Effects of Fe, Mn, Cu and Zn on the Technological Properties of AlSi7Mg0.3 (A356) Casting Alloy

With increasing use of secondary material certain alloying elements may accumulate over repeated melting cycles. To determine the influence of Fe, Mn, Cu and Zn on the technological properties of AlSi7Mg0.3 cast alloy three compositions with varying additions of these elements to a primary alloy melt were produced. Gravity die-casting experiments using a tensile sample permanent mold were conducted, and the cast samples ran through a heat treatment to achieve practical properties. All samples passed through X-ray analysis to minimize the influence of defects on mechanical properties. Specimen for mechanical testing, microscopic analysis and corrosion tests were taken from the cast samples. Quasi-static mechanical properties were measured via tensile and hardness testing, whereas dynamic mechanical properties were determined with high-speed tensile tests. Furthermore, various cyclic fatigue tests are conducted to derive comprehensive S-N curves for each composition.
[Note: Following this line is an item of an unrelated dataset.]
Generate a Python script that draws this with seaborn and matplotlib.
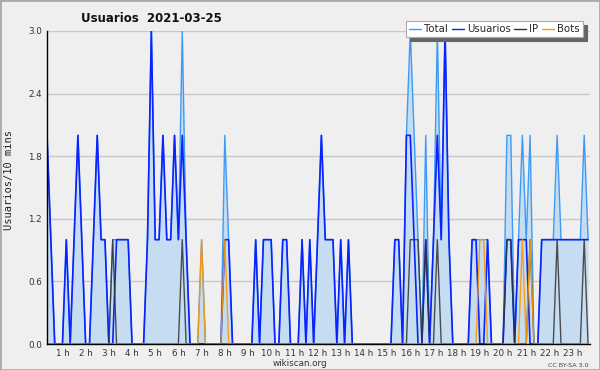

A small increase in R p0,2 (YS) but a clear decrease in A 5 (Elongation) for quasi-static, as well as for dynamic tensile tests is detected with higher Feand Mn-proportions. The further addition of higher amounts of Cu and Zn also affects the mechanical properties in a similar way, albeit at a lower scale. However, Cu significantly aggravates the corrosion properties, whereas no such effect could be detected for Fe and Mn. On the other hand, fatigue properties were not as strongly affected by higher Fe and Mn amounts. In total, the results of this study present a comprehensive overview of the effects that higher amounts of accumulating alloying elements have on the technological properties of AlSi7Mg0.3 cast alloy.